2.15.2007

Judgment Overboard

1564: Italian natural philosopher, astronomer, and mathematician Galileo, born this day in 1564, made fundamental contributions to the sciences of motion and astronomy, as well as to the development of the scientific method.

Sitting in front of my Apple computer, I was planning to conclude my post by polishing off a lopsided bruised blushing apple, the thing of beauty, intoxication, control, the forbidden sweetness whose modern form requires more pesticide than any other food crop (Pollan). I dropped it while I wrote my passage about the American flag.

1764: Auguste Chouteau settled St. Louis at the confluence of the Mississippi and Missouri rivers.

The drifting experience to stop at the bank. Chouteau was the town's business and social leader who led St.

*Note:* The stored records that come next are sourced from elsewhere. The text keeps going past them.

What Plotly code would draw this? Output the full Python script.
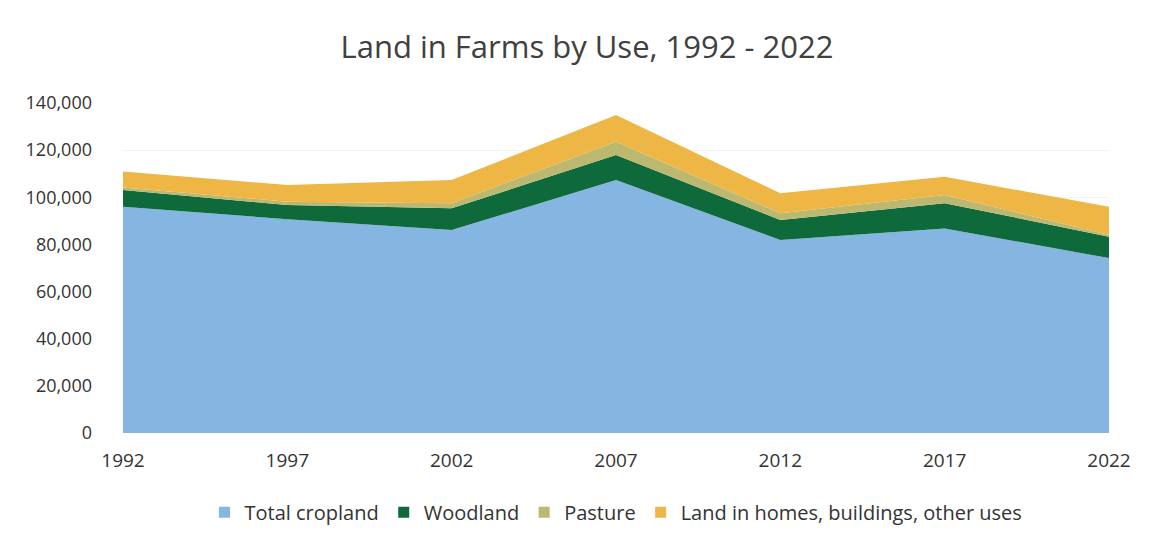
import plotly.graph_objects as go

years = [1992, 1997, 2002, 2007, 2012, 2017, 2022]
cropland = [96000, 90700, 86100, 107300, 81900, 86800, 74200]
woodland = [7100, 6000, 9200, 10600, 8500, 10700, 9100]
pasture = [1100, 1400, 2200, 5700, 2800, 3500, 700]
other_uses = [6700, 7100, 9800, 11300, 8500, 7700, 12000]

series = [
    ("Total cropland", cropland, "#84B6E1"),
    ("Woodland", woodland, "#0F6A3B"),
    ("Pasture", pasture, "#BDB870"),
    ("Land in homes, buildings, other uses", other_uses, "#EDB645"),
]

fig = go.Figure()
for name, vals, col in series:
    fig.add_trace(go.Scatter(
        x=years, y=vals, name=name, mode="lines",
        stackgroup="one", line=dict(width=0, color=col),
        fillcolor=col, showlegend=False,
    ))
# legend entries with square swatches
for name, vals, col in series:
    fig.add_trace(go.Scatter(
        x=[None], y=[None], name=name, mode="markers",
        marker=dict(symbol="square", size=11, color=col),
        showlegend=True,
    ))

fig.update_layout(
    width=1158, height=547,
    paper_bgcolor="white", plot_bgcolor="white",
    margin=dict(l=115, r=57, t=95, b=122),
    title=dict(text="Land in Farms by Use, 1992 - 2022", x=0.5, xanchor="center",
               y=0.929, yanchor="middle",
               font=dict(family="Open Sans", size=31, color="#404040")),
    font=dict(family="Open Sans", size=19, color="#333333"),
    legend=dict(orientation="h", x=0.5, xanchor="center", y=-0.24, yanchor="middle",
                font=dict(size=20, color="#333333"), traceorder="normal",
                itemwidth=30, bgcolor="rgba(0,0,0,0)", tracegroupgap=0),
    showlegend=True,
)
fig.update_xaxes(range=[1992, 2022], tickvals=years, ticktext=[str(y) for y in years],
                 showgrid=False, zeroline=False, showline=False, ticks="",
                 tickfont=dict(size=19, color="#333333"), ticklabelstandoff=14,
                 automargin=False)
fig.update_yaxes(range=[0, 140000], dtick=20000, tickformat=",", showgrid=True,
                 gridcolor="#F2F2F2", zeroline=False, showline=False, ticks="",
                 tickfont=dict(size=18, color="#333333"), ticklabelstandoff=30,
                 automargin=False)

fig.write_html("out.html")
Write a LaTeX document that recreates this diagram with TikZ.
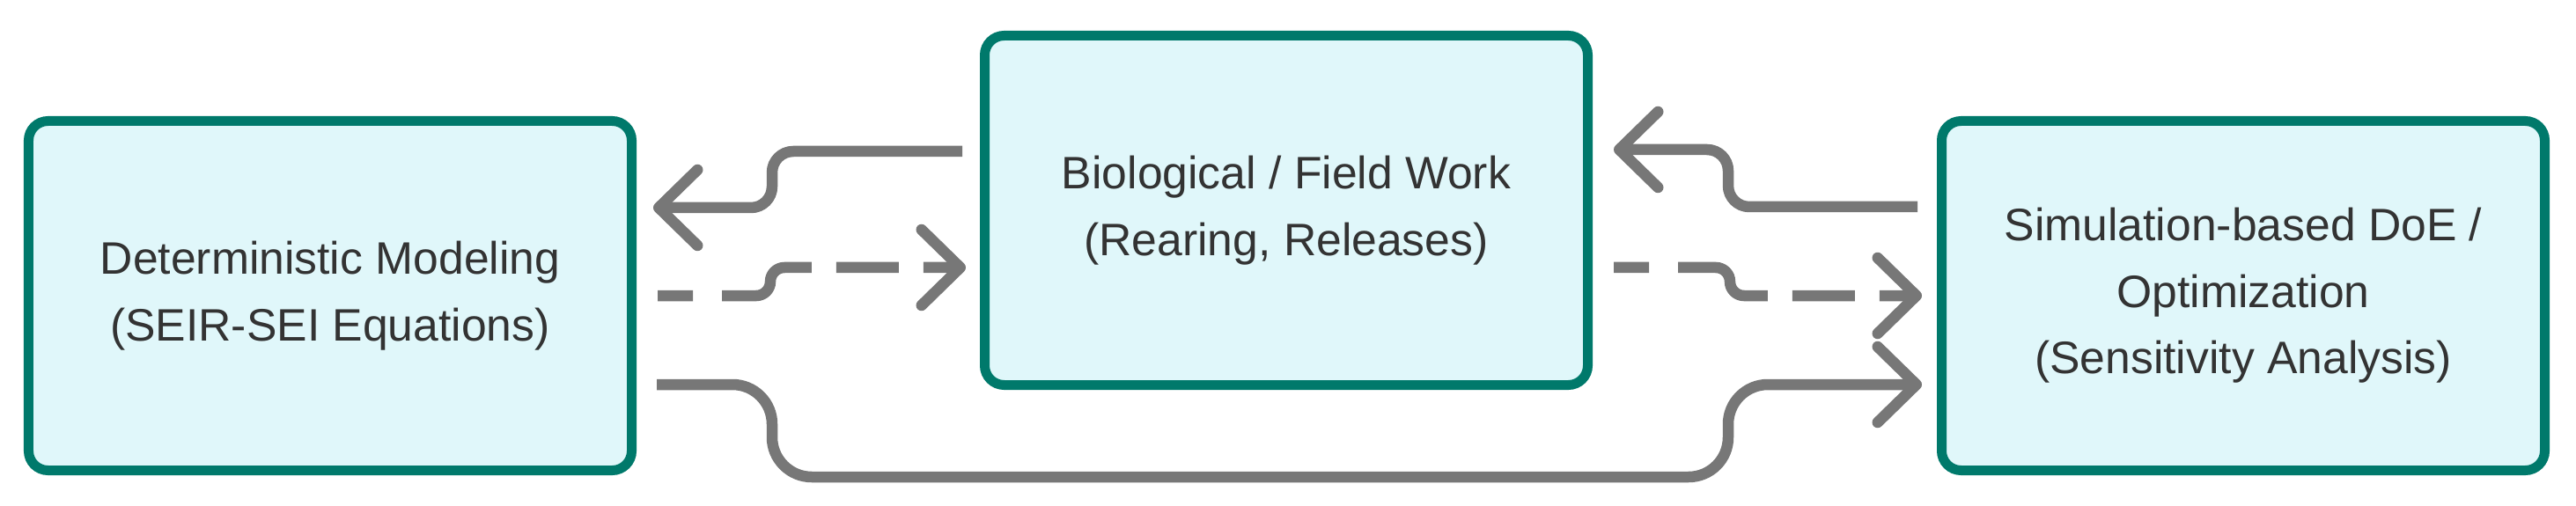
\documentclass[tikz,border=0pt]{standalone}
\usepackage{fontspec}
\setmainfont{Liberation Sans}
\usetikzlibrary{arrows.meta}
\definecolor{boxline}{HTML}{00796B}
\definecolor{boxfill}{HTML}{E0F7FA}
\definecolor{flowgray}{HTML}{777777}
\definecolor{labelgray}{HTML}{333333}

\begin{document}
\begin{tikzpicture}[
  stage/.style={draw=boxline, fill=boxfill, line width=0.11cm, rounded corners=0.22cm,
    minimum width=6.85cm, minimum height=3.97cm, align=center, text=labelgray,
    font=\fontsize{14.7}{21.5}\selectfont, execute at begin node={\rule{0pt}{15.5pt}}},
  flow/.style={draw=flowgray, line width=0.125cm, rounded corners=0.24cm,
    -{Straight Barb[length=4.4mm,width=8.6mm,round]}},
  dashflow/.style={flow, rounded corners=0.16cm,
    dash pattern=on 0.4cm off 0.33cm on 1.2cm off 0.28cm on 0.71cm off 0.28cm on 2cm}
]
\useasboundingbox (0,0) rectangle (29.26,5.74);
\node[stage] (det) at (3.75,2.38) {Deterministic Modeling\\(SEIR-SEI Equations)};
\node[stage] (bio) at (14.61,3.35) {Biological / Field Work\\(Rearing, Releases)};
\node[stage] (sim) at (25.48,2.38) {Simulation-based DoE /\\Optimization\\(Sensitivity Analysis)};
\draw[flow] ([xshift=-2mm,yshift=6.7mm]bio.west) -| ([xshift=15.4mm,yshift=10mm]det.east)
  -- ([xshift=1.9mm,yshift=10mm]det.east);
\draw[dashflow] ([xshift=2.4mm]det.east) -| ([xshift=-23.8mm,yshift=-6.5mm]bio.west)
  -- ([xshift=-1.6mm,yshift=-6.5mm]bio.west);
\draw[flow, rounded corners=0.45cm] ([xshift=2.3mm,yshift=-10.1mm]det.east)
  -| ([xshift=15.4mm,yshift=-20.6mm]det.east) -| ([xshift=-23.7mm,yshift=-10.1mm]sim.west)
  -- ([xshift=-1.7mm,yshift=-10.1mm]sim.west);
\draw[flow] ([xshift=-2.2mm,yshift=10.1mm]sim.west) -| ([xshift=15.4mm,yshift=6.9mm]bio.east)
  -- ([xshift=2.4mm,yshift=6.9mm]bio.east);
\draw[dashflow] ([xshift=2.4mm,yshift=-6.5mm]bio.east) -| ([xshift=-23.5mm]sim.west)
  -- ([xshift=-1.7mm]sim.west);
\end{tikzpicture}
\end{document}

Louis in diversifying into banking as the fur trade declined.
Saint Louis adapted to Spanish rule in 1770.


1898: USS Maine destroyed, leading to Spanish-American War.
On this day in 1898, an explosion in Havana harbour sank the battleship USS Maine, killing 260 American seamen and precipitating the Spanish-American War, which originated in the Cuban struggle for independence from Spain.


Spent the evening recording War, asking for the the word from anyone.

I was covetously staring at Surly Girl's Forbidden Fruit cocktail while I sipped my Love on the Rocks.
The waiter growls "War" underneath an ornate chandelier fit for a ship.

Ran back to the liquor store to belatedly ask him for Liberty or Death.

Two incidences of a Skull-and-Bones cap. One Skull-and-Bones sign hovering above my head.

Knocked on the door to Roots, stepping over a bag of American bread between the records strutting their wrapped-come-rad grooves, the man gave me a sticker emblazoned with REBELUTION stenciled under the breasts of a black and white lady in crimson shades and I asked him to say War he sounded Bostonian Waah, I walked out and I had to pee out my Love on the Rocks in an alleyway behind OH Exterminating Company,

Took two pictures of the American flag above the library.

A man leaning on a snow-ravaged brick wall calls out as I walk past, I am three panels away from the Che Guevera mural, "You on the peacekeepin side..." He was the last person I asked to say "War." He was reapeating "oppresso de libre," "de oppresso libre," "oppresso de libre."

My camera battery expired in front of the Che Guevara mural.

Stopped at Chase bank one block afterwards to punch in a Spanish transaction to retirar sesenta nombres.

Long drags of Liberty accompanied me home.

I burnt my rice and beans and as the violet mass froze behind the blinds, I fished out a potato boiled in sea salt water accompanied by a quarter head of boiled cabbage drizzled in apple cider vinegar. I split that one eyed tuber with a cleaver, carved away at the root that remade the economies of South America and Europe (Botany of Desire) and slid each half translucent slice off the blade. Tuber, tuber cult, tuberculosis. The vinegar matched the color of my brandy and chortled pungently at its companion's fermentation process. My headphones were playing the "Sea Above, Sky Below" and it was Dirty Three's seventh track in Ocean Songs.

One apple and a six pack of beer imported from Mexico.

Maria reaches up towards the lottery tickets as I step outside the corner store smoking the unfiltered remains of my broken Liberty cigarette.

The Pacifico Clara beer slides down my tongue with a steeled silver tinge. Seu Jorge sings Cru's Tive Razao.



1989: Under President Mikhail Gorbachev, the Soviet Union withdrew its last troops from Afghanistan after occupying the country since 1979.

Walked into Long's Bookstore at the corner of 11th St at approximately 8:29 PM and read the last lines of Salman Rushdie's Midnight Children and Shame, respectively:
"And then the explosion comes...Until I can no longer see what is no longer there, a phantom with one arm lifted in a gesture of farewell."
"...To be unable to live or die in peace."

The K in the Kaimir vanilla vodka brandy label at the brink of breaking through the liquor level held tense absorbing the stack of newspapers into its amber and gris depths.